Ellis told Manafort that the jury had found him guilty of "very serious crimes," and that in failing to pay taxes and hiding his money overseas, he had stolen from the taxpaying public. He spoke favorably of Manafort at times, noting that aside from the criminal conduct he was convicted of, he'd "lived an otherwise blameless life," and pointed to supportive testimonials submitted to the court by Manafort's wife, daughter, and friends. But the judge also indicated he wasn't wholly impressed with Manafort's statement to the court. Manafort spoke about the effect of the case on his life and his family, and said he acknowledged that his conduct was why he was in court, but he did not offer an apology.

"I was surprised that I did not hear you express regret for engaging in wrongful conduct. In other words, you didn't say, 'I really, really regret not doing what the law requires,'" Ellis said. He added that it wouldn't affect the sentence, but said, "I hope you will reflect on that."

Manafort, who was brought into court in a wheelchair and holding a cane, read his statement to the judge in a flat tone, and did not show emotion when Ellis announced the sentence. For much of the hearing, he sat quietly at a table in between his lawyers, occasionally cracking a smile when Ellis — known for his colorful rhetoric from the bench — made a joke. He thanked the judge for a "fair trial" and asked for his "compassion."

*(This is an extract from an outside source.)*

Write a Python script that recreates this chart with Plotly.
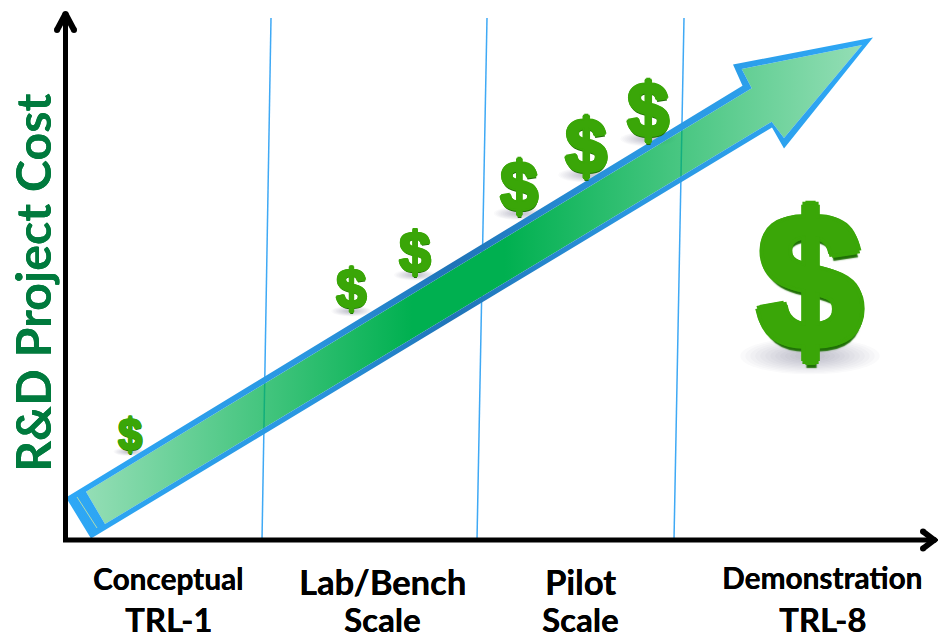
import plotly.graph_objects as go

WIDTH, HEIGHT = 938, 639
FONT = "Lato"

# Technology stages along the horizontal axis
stage_labels = ["Conceptual", "TRL-1", "Lab/Bench", "Scale", "Pilot", "Scale", "Demonstration", "TRL-8"]
stage_x = [168, 168, 382, 382, 580, 580, 822, 822]
stage_y = [578.5, 619, 581, 619, 581, 619, 577.5, 619]
stage_sizes = [29.8, 33, 34.5, 33, 34.5, 33, 29.8, 33]

# Dividers between the stages (top x, bottom x)
divider_top_x = [271, 487, 684]
divider_bottom_x = [262, 477, 674]
divider_top_y, divider_bottom_y = 18, 540

# Rising cost arrow: outer edge and inner fill outline
arrow_outer_x = [66, 91, 772, 784, 873, 733, 742.5]
arrow_outer_y = [497.5, 538.5, 127.5, 148.5, 37.5, 64.5, 85.7]
arrow_inner_x = [86, 751.7, 741.7, 862, 784, 771.7, 105]
arrow_inner_y = [491.7, 88.3, 69, 45, 138, 121.7, 524]
tail_mark_x = [77, 97]
tail_mark_y = [497, 528]

# Dollar signs growing with project cost
dollar_x = [129.5, 351.5, 415, 519, 586, 648, 810]
dollar_y = [435, 290, 253, 187, 146, 110, 283]
dollar_heights = [38, 48, 50, 60, 66, 66, 166]

fig = go.Figure()

# Stage dividers sit beneath the translucent arrow
for top, bottom in zip(divider_top_x, divider_bottom_x):
    fig.add_trace(go.Scatter(
        x=[top, bottom], y=[divider_top_y, divider_bottom_y], mode="lines",
        line=dict(color="#3fa9f5", width=1.5), hoverinfo="skip",
    ))

# Arrow body with transparent ends
fig.add_trace(go.Scatter(
    x=arrow_inner_x, y=arrow_inner_y, mode="none", fill="toself",
    fillgradient=dict(
        type="horizontal",
        colorscale=[
            [0.0, "rgba(0,176,80,0.42)"],
            [0.42, "rgba(0,176,80,1)"],
            [0.54, "rgba(0,176,80,1)"],
            [1.0, "rgba(0,176,80,0.42)"],
        ],
    ),
    hoverinfo="skip",
))

# Arrow outline as a ring, darker toward the middle
fig.add_trace(go.Scatter(
    x=arrow_outer_x + [None] + arrow_inner_x,
    y=arrow_outer_y + [None] + arrow_inner_y,
    mode="none", fill="toself",
    fillgradient=dict(
        type="horizontal",
        colorscale=[
            [0.0, "#2ea8f6"],
            [0.3, "#2a96e0"],
            [0.48, "#1f74b8"],
            [0.7, "#2a96e0"],
            [1.0, "#2ea8f6"],
        ],
    ),
    hoverinfo="skip",
))
fig.add_trace(go.Scatter(
    x=tail_mark_x, y=tail_mark_y, mode="lines",
    line=dict(color="#cfe8a0", width=0.8), hoverinfo="skip",
))

# Axes with rounded, open arrowheads
axis_x = [65.5, 65.5, 932]
axis_y = [16, 540, 540]
fig.add_trace(go.Scatter(
    x=axis_x, y=axis_y, mode="lines",
    line=dict(color="black", width=5), hoverinfo="skip",
))
for head_x, head_y in (([57, 65.5, 74], [30, 14, 30]), ([923, 934, 923], [531.5, 540, 548.5])):
    fig.add_trace(go.Scatter(
        x=head_x, y=head_y, mode="lines+markers",
        line=dict(color="black", width=6),
        marker=dict(color="black", size=6), hoverinfo="skip",
    ))

shapes = []
# Soft ground shadows under each dollar sign, built up from faint ellipses
for x, y, h in zip(dollar_x, dollar_y, dollar_heights):
    half_w = h * 0.42
    half_h = h * 0.11
    base = y + h * 0.44
    for step in range(14):
        scale = 1 - step / 14
        shapes.append(dict(
            type="circle", layer="below", line_width=0,
            fillcolor="rgba(60,60,70,0.025)",
            x0=x - half_w * scale, x1=x + half_w * scale,
            y0=base - half_h * scale, y1=base + half_h * scale,
        ))

annotations = []
GREEN = "#3aa608"
for x, y, h in zip(dollar_x, dollar_y, dollar_heights):
    size = h / 0.87
    r = size * 0.022
    depth = size * 0.016
    # Same-colour offsets fatten the glyph; the darker ones give it depth
    thicken = [
        f"{dx * r:.2f}px {dy * r:.2f}px 0 {GREEN}"
        for dx, dy in ((1, 0), (-1, 0), (0, 1), (0, -1), (.7, .7), (-.7, .7), (.7, -.7), (-.7, -.7))
    ]
    dark = f"{depth * 0.3:.2f}px {r + depth:.2f}px {depth * 0.4:.2f}px #1f6f06"
    annotations.append(dict(
        x=x, y=y - h * 0.015, text="<b>$</b>", showarrow=False,
        xanchor="center", yanchor="middle",
        font=dict(family="Liberation Sans", size=size, color=GREEN,
                  shadow=", ".join(thicken + [dark])),
    ))

for text, x, y, size in zip(stage_labels, stage_x, stage_y, stage_sizes):
    annotations.append(dict(
        x=x, y=y, text=f"<b>{text}</b>", showarrow=False,
        xanchor="center", yanchor="middle",
        font=dict(family=FONT, size=size, color="black", shadow="0.3px 0 0 black"),
    ))

annotations.append(dict(
    x=31.5, y=283.5, text="<b>R&D Project Cost</b>", showarrow=False, textangle=-90,
    xanchor="center", yanchor="middle",
    font=dict(family=FONT, size=48.3, color="#007a3d", shadow="0 0.4px 0 #007a3d"),
))

fig.update_layout(
    width=WIDTH, height=HEIGHT,
    margin=dict(l=0, r=0, t=0, b=0),
    paper_bgcolor="white", plot_bgcolor="white",
    showlegend=False,
    shapes=shapes, annotations=annotations,
    xaxis=dict(range=[0, WIDTH], visible=False, fixedrange=True),
    yaxis=dict(range=[HEIGHT, 0], visible=False, fixedrange=True),
)

fig.write_html("out.html", config=dict(displayModeBar=False))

"The person that I have been described as in public is not someone I recognize. To say that I feel humiliated and ashamed would be a gross understatement," Manafort said. He said later in his statement: "I can say to you that I feel the punishment from this prosecution, already, and know that it was my conduct that brought me here."

Manafort told Ellis that he had "a desire to turn my notoriety into a positive and show the world who I really am."

A federal jury in Virginia convicted Manafort of filing false income tax returns, failing to report foreign bank accounts, and bank fraud. In sentencing memos to Ellis III filed in the weeks leading up to Thursday's hearing, neither side advocated for a specific sentence, but prosecutors had asked for substantial prison time. Manafort's lawyers asked for leniency, citing his health problems, and the fact that he'd taken a guilty plea in his other case and accepted responsibility for many of the same crimes he was charged with in Virginia.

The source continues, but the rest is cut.